# Peanut Butter - when is best time to eat/avoid?



## Kazb74 (Jan 12, 2010)

Hi,

When is the best time of the day to eat peanut butter and what time to avoid? Also, the same for fats in general?

I'm still in mass building stage so eating plenty of carbs throughout the day. I normally have a teaspoon of peanut butter with eggs and rye bread as my second meal around 11.30am.

Also, I eat lots of nuts, olive and flax seed oil. Is there any times e.g. pre/post workout meals, that I should avoid fats in my meal?

Any feedback greatly appreciated.

Cheers

Kaz :thumbup1:


----------



## Guest (May 10, 2010)

I tend to have it mid morn or pre workout as im on keto, so atleast the carbs in it are put to some use.

The general consensus is to avoid fats directly PWO. or at least it used to be.
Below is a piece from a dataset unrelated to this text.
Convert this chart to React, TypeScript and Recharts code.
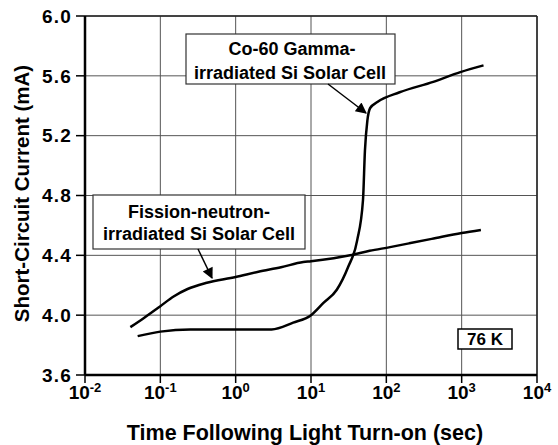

Im hearing more and more about how it really doesn't matter.


----------



## mick_the_brick (Oct 29, 2008)

I tend to avoid fats postworkout..

Rest of the time is fine.

I also enjoy fats before bed


----------



## hilly (Jan 19, 2008)

when ure hungry and need to add fat to a meal.


----------



## bigkiwi (Oct 2, 2008)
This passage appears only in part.